-- Input data start --

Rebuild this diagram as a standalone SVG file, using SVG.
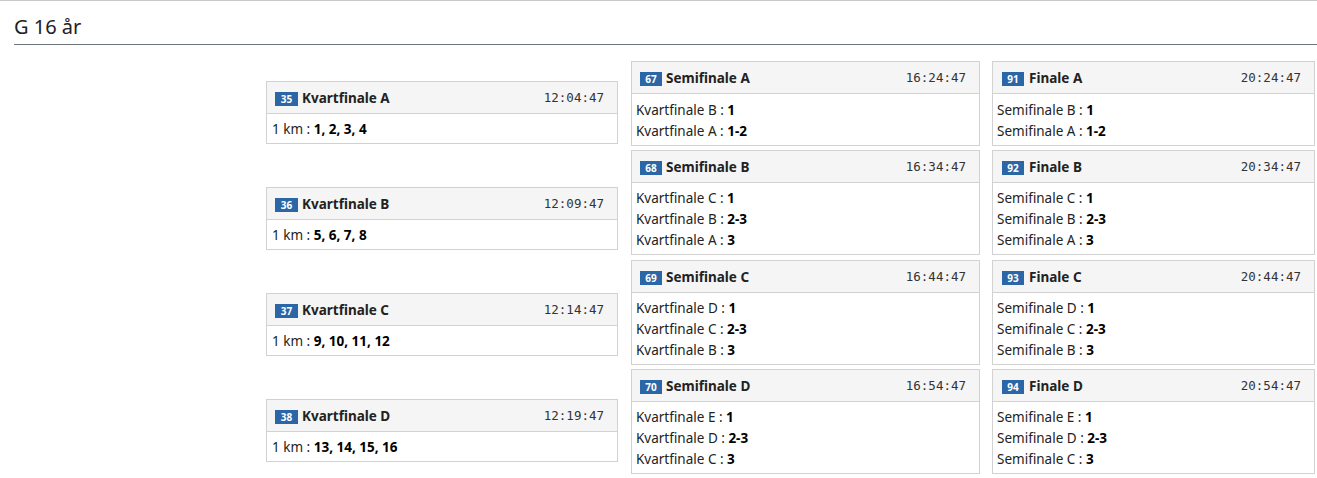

-- Input data end --
-- Input data start --

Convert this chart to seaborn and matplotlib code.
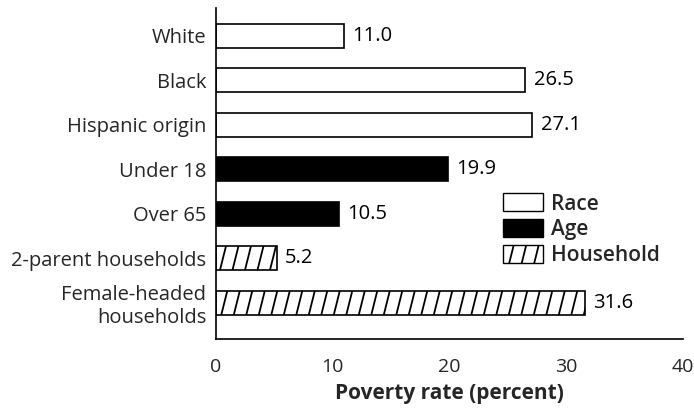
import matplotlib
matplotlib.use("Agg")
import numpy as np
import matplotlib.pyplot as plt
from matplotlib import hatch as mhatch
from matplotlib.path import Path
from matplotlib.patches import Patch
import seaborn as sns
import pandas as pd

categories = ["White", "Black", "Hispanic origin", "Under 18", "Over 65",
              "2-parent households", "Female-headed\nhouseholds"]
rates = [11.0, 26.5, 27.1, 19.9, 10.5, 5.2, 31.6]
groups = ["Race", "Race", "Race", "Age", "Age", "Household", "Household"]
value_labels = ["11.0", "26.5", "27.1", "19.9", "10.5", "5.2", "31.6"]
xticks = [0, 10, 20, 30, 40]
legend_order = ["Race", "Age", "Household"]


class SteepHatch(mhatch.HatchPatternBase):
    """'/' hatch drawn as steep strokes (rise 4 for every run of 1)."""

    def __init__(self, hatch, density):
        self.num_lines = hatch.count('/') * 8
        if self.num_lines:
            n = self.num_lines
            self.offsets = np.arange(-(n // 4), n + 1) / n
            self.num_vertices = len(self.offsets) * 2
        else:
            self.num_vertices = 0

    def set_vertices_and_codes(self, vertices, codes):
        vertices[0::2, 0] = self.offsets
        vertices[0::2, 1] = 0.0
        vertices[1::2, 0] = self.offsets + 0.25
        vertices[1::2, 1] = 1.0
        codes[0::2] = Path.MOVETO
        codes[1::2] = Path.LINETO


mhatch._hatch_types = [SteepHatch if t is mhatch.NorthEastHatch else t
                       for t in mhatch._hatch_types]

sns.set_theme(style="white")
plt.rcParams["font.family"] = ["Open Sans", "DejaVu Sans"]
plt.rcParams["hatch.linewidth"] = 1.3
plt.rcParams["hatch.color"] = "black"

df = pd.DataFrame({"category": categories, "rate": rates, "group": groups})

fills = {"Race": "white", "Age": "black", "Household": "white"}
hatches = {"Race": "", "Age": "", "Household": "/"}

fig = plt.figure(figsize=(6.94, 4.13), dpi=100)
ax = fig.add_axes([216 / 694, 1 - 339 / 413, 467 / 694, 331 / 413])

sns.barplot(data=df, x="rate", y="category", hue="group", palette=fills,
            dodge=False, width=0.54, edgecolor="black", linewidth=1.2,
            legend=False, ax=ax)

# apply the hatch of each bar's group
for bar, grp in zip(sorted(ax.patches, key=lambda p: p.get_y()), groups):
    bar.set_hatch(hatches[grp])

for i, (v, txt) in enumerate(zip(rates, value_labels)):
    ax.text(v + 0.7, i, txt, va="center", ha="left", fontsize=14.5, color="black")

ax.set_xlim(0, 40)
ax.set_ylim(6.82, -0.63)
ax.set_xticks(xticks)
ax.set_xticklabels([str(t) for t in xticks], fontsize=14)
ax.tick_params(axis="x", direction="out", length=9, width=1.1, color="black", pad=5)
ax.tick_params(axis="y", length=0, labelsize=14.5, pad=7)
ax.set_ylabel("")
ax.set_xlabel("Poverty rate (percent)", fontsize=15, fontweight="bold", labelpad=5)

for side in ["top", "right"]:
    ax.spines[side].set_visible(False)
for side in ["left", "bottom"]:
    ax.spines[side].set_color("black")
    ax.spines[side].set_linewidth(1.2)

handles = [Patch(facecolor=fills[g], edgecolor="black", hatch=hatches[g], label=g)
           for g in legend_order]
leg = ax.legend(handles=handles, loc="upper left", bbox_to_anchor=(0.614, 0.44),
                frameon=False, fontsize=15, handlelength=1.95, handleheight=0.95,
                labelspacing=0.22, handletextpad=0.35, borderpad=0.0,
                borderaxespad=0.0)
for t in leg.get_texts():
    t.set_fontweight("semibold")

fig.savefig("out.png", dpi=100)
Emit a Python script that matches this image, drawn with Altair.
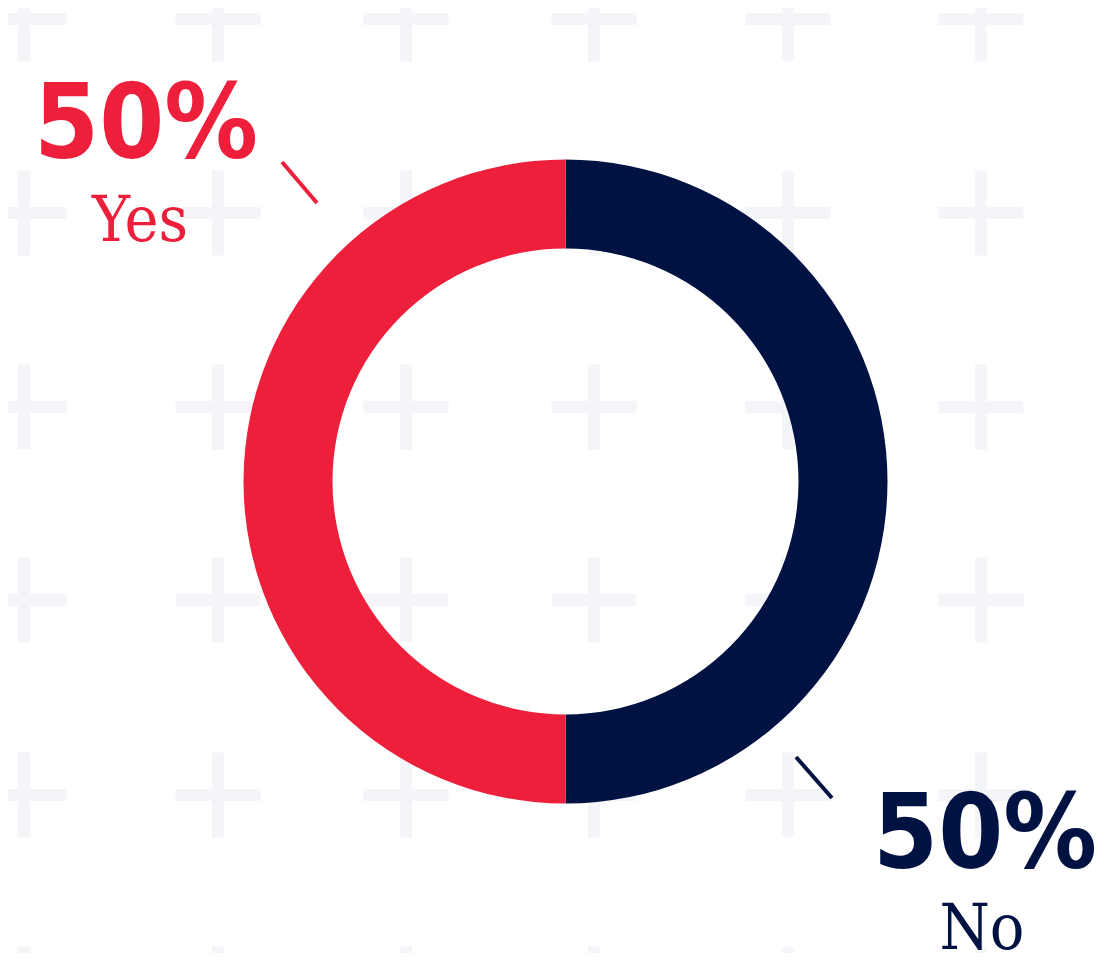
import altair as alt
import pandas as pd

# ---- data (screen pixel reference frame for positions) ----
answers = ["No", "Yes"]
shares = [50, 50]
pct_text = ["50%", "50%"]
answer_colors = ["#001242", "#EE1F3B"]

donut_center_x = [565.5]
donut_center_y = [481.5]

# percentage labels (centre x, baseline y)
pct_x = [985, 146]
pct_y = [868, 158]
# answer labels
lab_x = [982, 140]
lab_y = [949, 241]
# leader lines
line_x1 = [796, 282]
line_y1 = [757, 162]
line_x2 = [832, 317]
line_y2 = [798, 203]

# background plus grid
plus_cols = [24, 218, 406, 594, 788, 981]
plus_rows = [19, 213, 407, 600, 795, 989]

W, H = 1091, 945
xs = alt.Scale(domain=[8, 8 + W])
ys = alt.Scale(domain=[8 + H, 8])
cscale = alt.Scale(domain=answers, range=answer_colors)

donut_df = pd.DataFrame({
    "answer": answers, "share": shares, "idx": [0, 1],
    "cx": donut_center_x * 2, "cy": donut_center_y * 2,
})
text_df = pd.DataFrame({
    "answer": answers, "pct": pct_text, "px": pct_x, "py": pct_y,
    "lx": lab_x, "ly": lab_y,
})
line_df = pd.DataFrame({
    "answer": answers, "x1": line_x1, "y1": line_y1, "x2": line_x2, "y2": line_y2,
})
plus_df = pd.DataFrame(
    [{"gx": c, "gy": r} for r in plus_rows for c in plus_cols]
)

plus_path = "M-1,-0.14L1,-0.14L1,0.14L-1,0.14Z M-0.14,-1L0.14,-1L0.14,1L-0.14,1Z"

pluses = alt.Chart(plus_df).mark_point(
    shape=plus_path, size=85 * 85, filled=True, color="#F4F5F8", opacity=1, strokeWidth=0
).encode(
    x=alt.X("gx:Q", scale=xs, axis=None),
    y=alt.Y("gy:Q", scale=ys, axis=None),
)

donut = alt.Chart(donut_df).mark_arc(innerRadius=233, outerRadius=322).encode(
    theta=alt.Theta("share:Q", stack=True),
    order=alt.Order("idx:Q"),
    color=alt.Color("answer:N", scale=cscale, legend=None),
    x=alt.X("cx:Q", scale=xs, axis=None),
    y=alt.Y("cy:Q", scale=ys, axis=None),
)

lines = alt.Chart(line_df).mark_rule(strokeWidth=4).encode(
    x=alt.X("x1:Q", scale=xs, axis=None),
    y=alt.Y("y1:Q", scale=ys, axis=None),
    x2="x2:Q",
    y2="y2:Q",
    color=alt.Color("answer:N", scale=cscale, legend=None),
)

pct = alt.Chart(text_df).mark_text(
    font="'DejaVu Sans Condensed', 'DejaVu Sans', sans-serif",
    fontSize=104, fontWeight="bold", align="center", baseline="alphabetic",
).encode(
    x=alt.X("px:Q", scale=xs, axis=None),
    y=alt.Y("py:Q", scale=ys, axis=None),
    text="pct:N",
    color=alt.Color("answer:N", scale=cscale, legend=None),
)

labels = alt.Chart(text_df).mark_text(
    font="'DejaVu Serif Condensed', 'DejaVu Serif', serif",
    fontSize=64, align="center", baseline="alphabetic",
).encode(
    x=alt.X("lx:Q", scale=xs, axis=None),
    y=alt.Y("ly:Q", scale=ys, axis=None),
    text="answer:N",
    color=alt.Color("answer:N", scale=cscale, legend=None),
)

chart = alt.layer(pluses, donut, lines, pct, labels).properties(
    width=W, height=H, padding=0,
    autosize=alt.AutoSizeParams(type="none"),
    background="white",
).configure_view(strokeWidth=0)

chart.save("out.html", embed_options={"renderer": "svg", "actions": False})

-- Input data end --

Task brief
Keep to the lines above from the line with "Convert this chart" to the line with "hatch drawn as", and set down exactly those, inclusive, with nothing else and every picture left out.

Final result
Convert this chart to seaborn and matplotlib code.
import matplotlib
matplotlib.use("Agg")
import numpy as np
import matplotlib.pyplot as plt
from matplotlib import hatch as mhatch
from matplotlib.path import Path
from matplotlib.patches import Patch
import seaborn as sns
import pandas as pd

categories = ["White", "Black", "Hispanic origin", "Under 18", "Over 65",
              "2-parent households", "Female-headed\nhouseholds"]
rates = [11.0, 26.5, 27.1, 19.9, 10.5, 5.2, 31.6]
groups = ["Race", "Race", "Race", "Age", "Age", "Household", "Household"]
value_labels = ["11.0", "26.5", "27.1", "19.9", "10.5", "5.2", "31.6"]
xticks = [0, 10, 20, 30, 40]
legend_order = ["Race", "Age", "Household"]


class SteepHatch(mhatch.HatchPatternBase):
    """'/' hatch drawn as steep strokes (rise 4 for every run of 1)."""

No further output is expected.